Friday, July 2, 2010

Reviews from the Pad: The Last Airbender

Ooooohhhhh.... where, oh where to start on this one.....

Clusterfuck.

Yeah, I think that's an nice summary.

This will probably go down as a textbook example of how to poorly adapt material from one medium to another because what came out here is a disjointed mess of a film that makes the last Harry Potter movie (Half Blood Prince), look like it was executed by Spielburg in his prime. What's wrong you ask?

1) In attempting to cram the entire ~8 hours worth of events presented in the first season into the "child friendly" runtime of 1 hour 40 minutes Studio's demand the film ends up being a bullet point version of the first season. There's no story flow, no time for character development, and absolutely no sense to be made of what's going on here. This, folks, is where you either decide to make more films, make longer films, or tell your own damned version of the story that gives you time to hit the high points and establish who these people are while skipping that side trip they took over here to do that thing... you know... that only some purist is going to demand you stick to. Sometimes your Tom Bombadil's need to get tossed at the shredder.

2) The film is far too serious. The thing about Avatar (the show), is that the characters were kids but they were dealing with things in the same way kids do. Aang spent most of the first season hiding his internal turmoil behind a veil of humour. Sokka is the kid who wants to be treated as an adult, having been thrust into it by all the adult males leaving for war, but is in deep over his head and still hasn't grown emotionally past the phase where a "yo mamma" joke is the height of humour. Katara is in the same position but has gone through the kinda mirror imaging of Sokka that TV + Society tends to throw teen girls out of where she's gonna be the "mature one", who takes everything seriously but still is a kid underneath.

The film throws all this out. Aang starts in serious mode and never really gets out beyond the 30 seconds he gets to pretend he's still part of a massive tribe at the Southern Temple. Sokka is locked into "leader" mode far too early in his development. Katara is whiny female protagonist. Whether this is a failure of script, director, or actors, is something you can't really do from this end but it just doesn't work either way; the charm and relatability of the characters got gutted is the result.

3)Too many characters introduced results in wasted screen time. One of the other things the TV show was wise to do was to treat the Fire Lord as someone who had palpable effect on the world, yet wasn't an active participant until it was time for him to be the threat. It allowed you, and them, to build to the end game while focusing on the immediate threats to Aang et all within the current season. M. Night's mistake is to throw this out, forcibly insert him into the first film and create a bunch of moustache twirling scenes for him while depreciating screen time for the characters that needed to be introduced and elements that should have been explained now; like what exactly the "Avatar mode" is. Zuko and Zhao were meant to be the threats in this film; the Fire Lord could've been introduced (and cast), much later.

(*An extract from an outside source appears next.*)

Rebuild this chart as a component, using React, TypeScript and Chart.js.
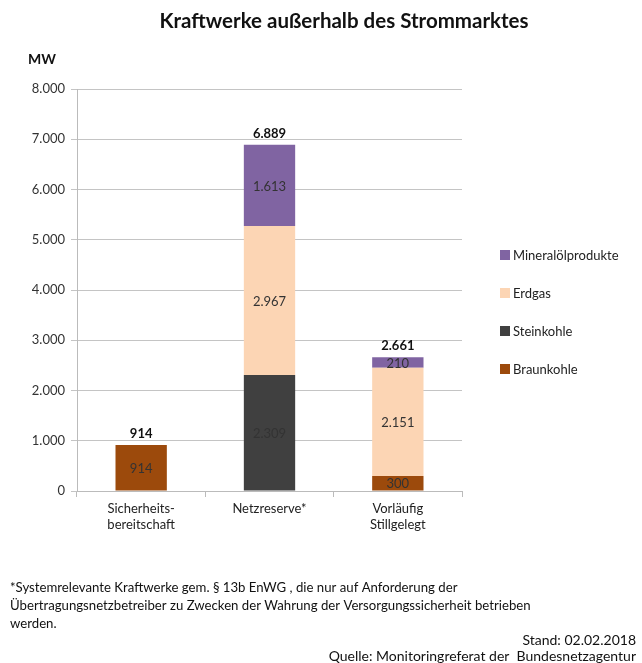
import React, { useEffect, useRef } from "react";
import { Chart, registerables } from "chart.js";

Chart.register(...registerables);

const categories: (string | string[])[] = [["Sicherheits-", "bereitschaft"], "Netzreserve*", ["Vorläufig", "Stillgelegt"]];
const braunkohle = [914, 0, 300];
const steinkohle = [0, 2309, 0];
const erdgas = [0, 2967, 2151];
const mineraloel = [0, 1613, 210];
const yTicks = [0, 1000, 2000, 3000, 4000, 5000, 6000, 7000, 8000];

const titleText = "Kraftwerke außerhalb des Strommarktes";
const unitText = "MW";
const footnoteLines = [
  "*Systemrelevante Kraftwerke gem. § 13b EnWG , die nur auf Anforderung der",
  "Übertragungsnetzbetreiber zu Zwecken der Wahrung der Versorgungssicherheit betrieben",
  "werden.",
];
const standText = "Stand: 02.02.2018";
const quelleText = "Quelle: Monitoringreferat der  Bundesnetzagentur";

const FONT = "Lato, 'Open Sans', sans-serif";

function fmt(v: number): string {
  const s = Math.round(v).toString();
  return s.replace(/\B(?=(\d{3})+(?!\d))/g, ".");
}

const decorPlugin = {
  id: "decor",
  afterDraw(chart: any) {
    const ctx = chart.ctx;
    ctx.save();
    // title
    ctx.fillStyle = "#111";
    ctx.font = `bold 20.5px ${FONT}`;
    ctx.textAlign = "center";
    ctx.textBaseline = "middle";
    ctx.fillText(titleText, 344, 21);
    // unit
    ctx.font = `bold 14px ${FONT}`;
    ctx.textAlign = "left";
    ctx.fillText(unitText, 28, 59);

    // segment labels
    const datasets = chart.data.datasets;
    ctx.font = `13px ${FONT}`;
    ctx.textAlign = "center";
    ctx.fillStyle = "#333";
    datasets.forEach((ds: any, di: number) => {
      const meta = chart.getDatasetMeta(di);
      meta.data.forEach((el: any, i: number) => {
        const v = ds.data[i];
        if (!v) return;
        const y = (el.y + el.base) / 2;
        ctx.fillText(fmt(v), el.x, y + 1);
      });
    });
    // totals
    ctx.font = `bold 13px ${FONT}`;
    ctx.fillStyle = "#111";
    const n = chart.data.labels.length;
    for (let i = 0; i < n; i++) {
      let sum = 0;
      datasets.forEach((ds: any) => (sum += ds.data[i] || 0));
      const x = chart.getDatasetMeta(0).data[i].x;
      const y = chart.scales.y.getPixelForValue(sum);
      ctx.fillText(fmt(sum), x, y - 11);
    }

    // legend (reverse order)
    ctx.font = `13px ${FONT}`;
    ctx.textAlign = "left";
    const order = [...datasets].reverse();
    order.forEach((ds: any, k: number) => {
      const cy = 255 + k * 38;
      ctx.fillStyle = ds.backgroundColor;
      ctx.fillRect(500, cy - 5, 10, 10);
      ctx.fillStyle = "#222";
      ctx.fillText(ds.label, 513, cy + 1);
    });

    // footnotes
    ctx.font = `13.2px ${FONT}`;
    ctx.fillStyle = "#111";
    footnoteLines.forEach((line, k) => {
      ctx.fillText(line, 10, 588 + k * 18);
    });
    ctx.font = `14px ${FONT}`;
    ctx.textAlign = "right";
    ctx.fillText(standText, 636, 640);
    ctx.fillText(quelleText, 636, 656);
    ctx.restore();
  },
};

export default function App() {
  const ref = useRef<HTMLCanvasElement | null>(null);
  useEffect(() => {
    if (!ref.current) return;
    const chart = new Chart(ref.current, {
      type: "bar",
      data: {
        labels: categories,
        datasets: [
          { label: "Braunkohle", data: braunkohle, backgroundColor: "#9C4A0C" },
          { label: "Steinkohle", data: steinkohle, backgroundColor: "#404040" },
          { label: "Erdgas", data: erdgas, backgroundColor: "#FCD5B4" },
          { label: "Mineralölprodukte", data: mineraloel, backgroundColor: "#8064A2" },
        ],
      },
      options: {
        responsive: false,
        animation: false,
        devicePixelRatio: 1,
        layout: { padding: { top: 89, left: 0, right: 180, bottom: 0 } },
        datasets: { bar: { barPercentage: 0.4, categoryPercentage: 1 } },
        plugins: {
          legend: { display: false },
          title: { display: false },
          tooltip: { enabled: false },
        },
        scales: {
          x: {
            stacked: true,
            grid: { display: true, offset: true, drawOnChartArea: false, color: "#bbb", tickLength: 6, tickColor: "#bbb" },
            border: { display: true, color: "#bbb" },
            ticks: { color: "#222", font: { family: FONT, size: 13 }, padding: 4, maxRotation: 0, autoSkip: false },
            afterFit: (s: any) => { s.height = 172; },
          },
          y: {
            stacked: true,
            min: 0,
            max: 8000,
            afterBuildTicks: (s: any) => { s.ticks = yTicks.map((v) => ({ value: v })); },
            grid: { color: "#c4c4c4", drawTicks: true, tickLength: 6, tickColor: "#c4c4c4" },
            border: { display: true, color: "#bbb" },
            ticks: { color: "#333", font: { family: FONT, size: 13 }, padding: 6, callback: (v: any) => fmt(Number(v)) },
            afterFit: (s: any) => { s.width = 77; },
          },
        },
      },
      plugins: [decorPlugin],
    });
    return () => chart.destroy();
  }, []);
  return (
    <div style={{ position: "absolute", left: 0, top: 0, width: 642, height: 663, background: "#fff" }}>
      <canvas ref={ref} width={642} height={663} style={{ display: "block" }} />
    </div>
  );
}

4) Flip side: wrong Characters introduced when others were necessary. Instead of meeting Aangs predecessor Roku to learn who, and what, the Avatar is we end up stuck with a spirit dragon, presumably adapted from the one Roku rides, who does neither; instead just spitting out gobble for Aang to sort.

5) Show, don't tell. Oh, god, does this movie trip over that axiom. On multiple occasions we get these tedious monologues telling us whats going on for the scene that should be being acted out in front of us. Mind you, Katara droning on about how Sokka and the Northern Princess "became friends immediately", got the largest laugh of the film. Which would be great, if it were intentional...

The sad thing is you begin to get the feeling we get these monologues not to hit runtime or because the scenes weren't shot, they're often being acted out in front of you while she drones, but instead because they just turned out like crap.

6) The action of the series was dynamic and energetic.... The movie.... not so much.... In fact, multiple scenes are just the actors doing the same thing to different targets and there seems to have been very little thought given to how to shoot large action scenes within the bounds of what these characters are capable of doing.

7) The movie itself has more kid gloves than the series it was based on. It frequently pulls it's punches: perhaps best exemplified in the final act which I'll only say deviates entirely from Aang, in his anger at the murder of the moon spirit and neophyte skill with his abilities, going full Avatar and rampaging through the Fire Nation forces as a giant water elemental to sweep them from the city in favour of... something less Hulkish and far more Ghandi-esque....

All this said, I'm gonna make the following suggestion: these days $15 gets you a 1 hour 40 minute movie. $26 will likely buy you 8 hours of the first season. Spend the extra $11. You'll have much more fun.